Exercise
Pictures do not belong in the copy; transcribe everything else in the records exactly.

Records to use

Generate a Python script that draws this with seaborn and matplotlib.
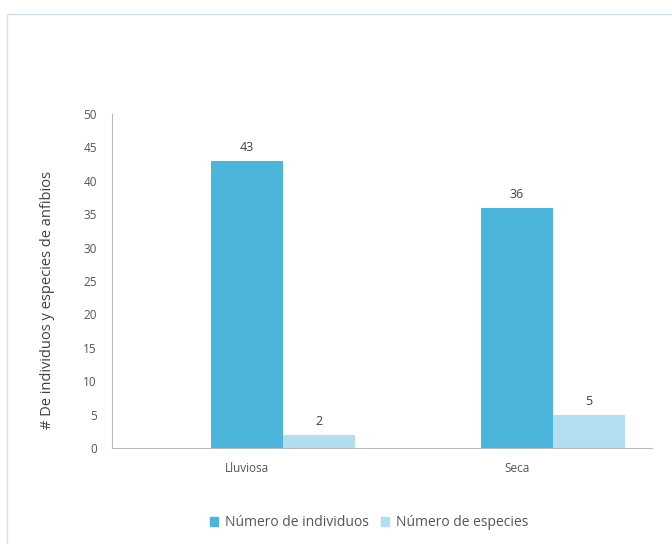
import matplotlib
matplotlib.use("Agg")
import matplotlib.pyplot as plt
import matplotlib.patches as mpatches
import seaborn as sns
import pandas as pd
import numpy as np

# Data
temporadas = ["Lluviosa", "Seca"]
individuos = [43, 36]
especies = [2, 5]
series_names = ["Número de individuos", "Número de especies"]
y_ticks = [0, 5, 10, 15, 20, 25, 30, 35, 40, 45, 50]

col_ind = "#4bb5dc"
col_esp = "#b2def1"
text_col = "#555555"

sns.set_theme(style="white")
plt.rcParams["font.family"] = ["Open Sans", "DejaVu Sans"]

# Long-form table; an empty leading series keeps the column layout of the workbook chart
rows = []
for t, a, b in zip(temporadas, individuos, especies):
    rows.append({"Temporada": t, "Serie": "_vacía", "Valor": np.nan})
    rows.append({"Temporada": t, "Serie": series_names[0], "Valor": a})
    rows.append({"Temporada": t, "Serie": series_names[1], "Valor": b})
df = pd.DataFrame(rows)

fig = plt.figure(figsize=(6.72, 5.44), dpi=100)
ax = fig.add_axes([112 / 672, 1 - 448 / 544, 540 / 672, 334 / 544])

sns.barplot(
    data=df, x="Temporada", y="Valor", hue="Serie",
    hue_order=["_vacía"] + series_names,
    palette={"_vacía": "white", series_names[0]: col_ind, series_names[1]: col_esp},
    order=temporadas, width=0.8, saturation=1, gap=0, ax=ax, legend=False,
    linewidth=0,
)

# Value labels above each bar
for cont in ax.containers:
    vals = cont.datavalues
    if np.all(np.isnan(vals)):
        continue
    ax.bar_label(cont, labels=[f"{v:.0f}" for v in vals], padding=5,
                 fontsize=9, color="#404040")

ax.set_ylim(0, 50)
ax.set_xlim(-0.5, 1.5)
ax.set_yticks(y_ticks)
ax.set_yticklabels([str(v) for v in y_ticks])
ax.set_xlabel("")
ax.set_ylabel("# De individuos y especies de anfibios", fontsize=10.5,
              color="#404040")
ax.yaxis.set_label_coords(-0.106, 0.443)
ax.tick_params(axis="both", length=0, labelsize=8.5, colors=text_col)
ax.tick_params(axis="y", pad=11)
ax.tick_params(axis="x", pad=10)

for s in ["top", "right"]:
    ax.spines[s].set_visible(False)
for s in ["left", "bottom"]:
    ax.spines[s].set_color("#b8b8c8")
    ax.spines[s].set_linewidth(0.8)
    ax.spines[s].set_linestyle((0, (1, 1)))

# Legend below the plot
handles = [mpatches.Patch(color=col_ind, label=series_names[0]),
           mpatches.Patch(color=col_esp, label=series_names[1])]
fig.legend(handles=handles, loc="center", bbox_to_anchor=(369 / 672, 1 - 523 / 544),
           ncol=2, frameon=False, fontsize=10, handlelength=0.6, handleheight=0.6,
           handletextpad=0.45, columnspacing=0.9, labelcolor=text_col)

# Light frame around the chart area
frame = mpatches.Rectangle((7 / 672, -0.05), 1.0, 1 - 14 / 544 + 0.05,
                           transform=fig.transFigure, fill=False,
                           edgecolor="#cfe3ef", linewidth=1.0)
fig.patches.append(frame)

fig.savefig("out.png", dpi=100, facecolor="white")
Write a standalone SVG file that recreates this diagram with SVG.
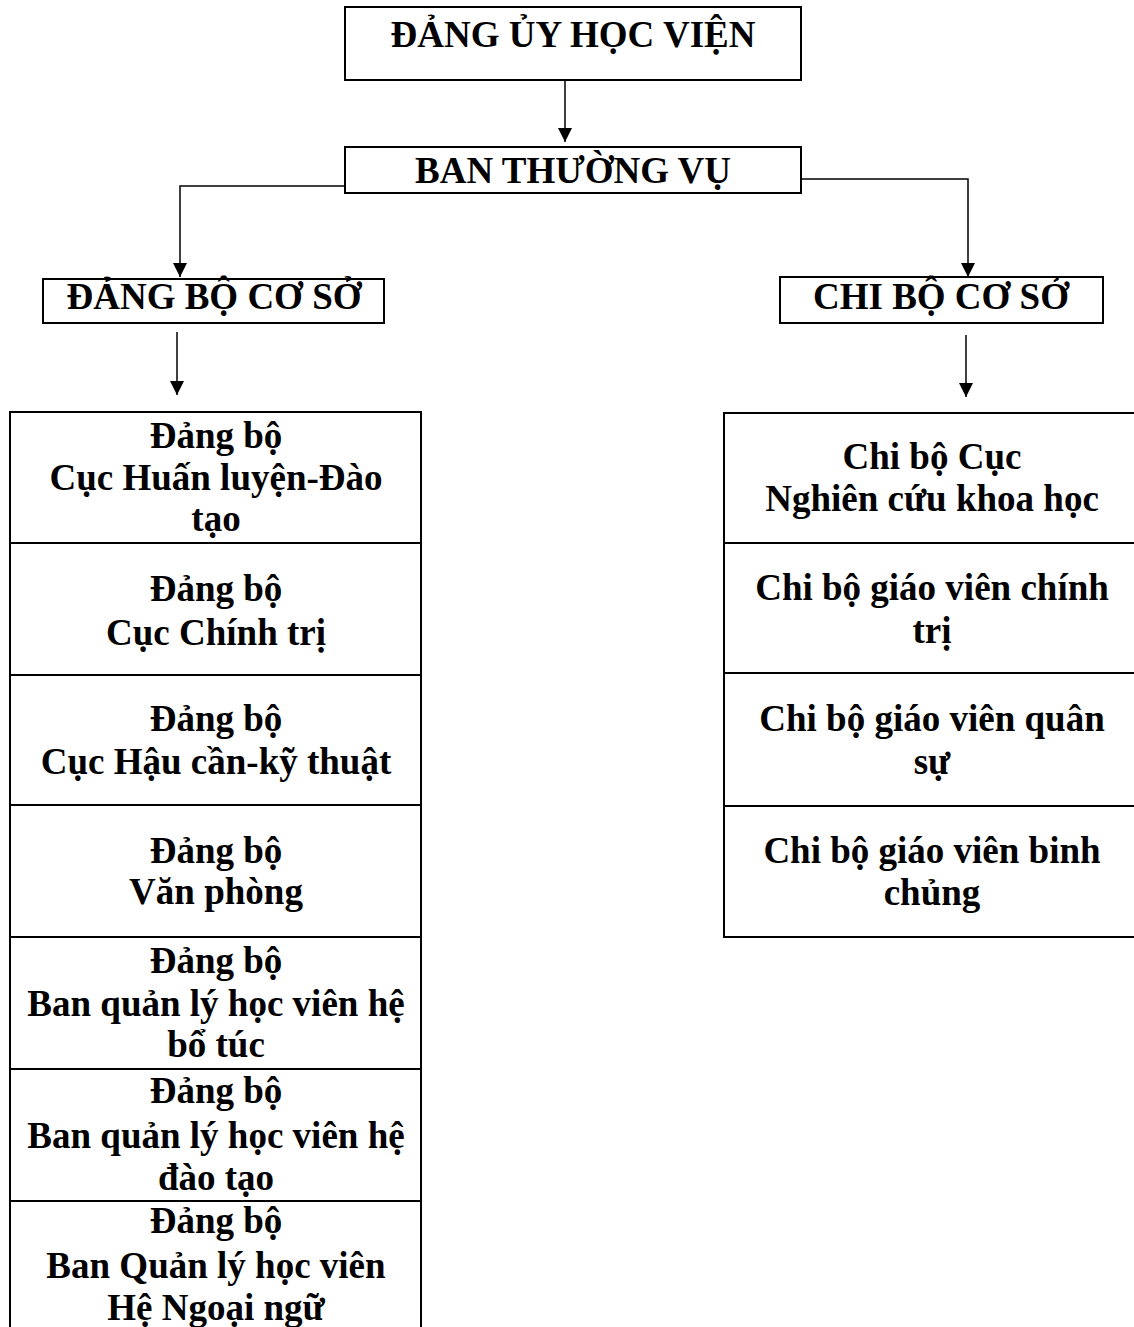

Expected answer
Generate a Python script that draws this with seaborn and matplotlib.
import matplotlib
matplotlib.use("Agg")
import matplotlib.pyplot as plt
import matplotlib.patches as mpatches
import seaborn as sns
import pandas as pd
import numpy as np

# Data
temporadas = ["Lluviosa", "Seca"]
individuos = [43, 36]
especies = [2, 5]
series_names = ["Número de individuos", "Número de especies"]
y_ticks = [0, 5, 10, 15, 20, 25, 30, 35, 40, 45, 50]

col_ind = "#4bb5dc"
col_esp = "#b2def1"
text_col = "#555555"

sns.set_theme(style="white")
plt.rcParams["font.family"] = ["Open Sans", "DejaVu Sans"]

# Long-form table; an empty leading series keeps the column layout of the workbook chart
rows = []
for t, a, b in zip(temporadas, individuos, especies):
    rows.append({"Temporada": t, "Serie": "_vacía", "Valor": np.nan})
    rows.append({"Temporada": t, "Serie": series_names[0], "Valor": a})
    rows.append({"Temporada": t, "Serie": series_names[1], "Valor": b})
df = pd.DataFrame(rows)

fig = plt.figure(figsize=(6.72, 5.44), dpi=100)
ax = fig.add_axes([112 / 672, 1 - 448 / 544, 540 / 672, 334 / 544])

sns.barplot(
    data=df, x="Temporada", y="Valor", hue="Serie",
    hue_order=["_vacía"] + series_names,
    palette={"_vacía": "white", series_names[0]: col_ind, series_names[1]: col_esp},
    order=temporadas, width=0.8, saturation=1, gap=0, ax=ax, legend=False,
    linewidth=0,
)

# Value labels above each bar
for cont in ax.containers:
    vals = cont.datavalues
    if np.all(np.isnan(vals)):
        continue
    ax.bar_label(cont, labels=[f"{v:.0f}" for v in vals], padding=5,
                 fontsize=9, color="#404040")

ax.set_ylim(0, 50)
ax.set_xlim(-0.5, 1.5)
ax.set_yticks(y_ticks)
ax.set_yticklabels([str(v) for v in y_ticks])
ax.set_xlabel("")
ax.set_ylabel("# De individuos y especies de anfibios", fontsize=10.5,
              color="#404040")
ax.yaxis.set_label_coords(-0.106, 0.443)
ax.tick_params(axis="both", length=0, labelsize=8.5, colors=text_col)
ax.tick_params(axis="y", pad=11)
ax.tick_params(axis="x", pad=10)

for s in ["top", "right"]:
    ax.spines[s].set_visible(False)
for s in ["left", "bottom"]:
    ax.spines[s].set_color("#b8b8c8")
    ax.spines[s].set_linewidth(0.8)
    ax.spines[s].set_linestyle((0, (1, 1)))

# Legend below the plot
handles = [mpatches.Patch(color=col_ind, label=series_names[0]),
           mpatches.Patch(color=col_esp, label=series_names[1])]
fig.legend(handles=handles, loc="center", bbox_to_anchor=(369 / 672, 1 - 523 / 544),
           ncol=2, frameon=False, fontsize=10, handlelength=0.6, handleheight=0.6,
           handletextpad=0.45, columnspacing=0.9, labelcolor=text_col)

# Light frame around the chart area
frame = mpatches.Rectangle((7 / 672, -0.05), 1.0, 1 - 14 / 544 + 0.05,
                           transform=fig.transFigure, fill=False,
                           edgecolor="#cfe3ef", linewidth=1.0)
fig.patches.append(frame)

fig.savefig("out.png", dpi=100, facecolor="white")
Write a standalone SVG file that recreates this diagram with SVG.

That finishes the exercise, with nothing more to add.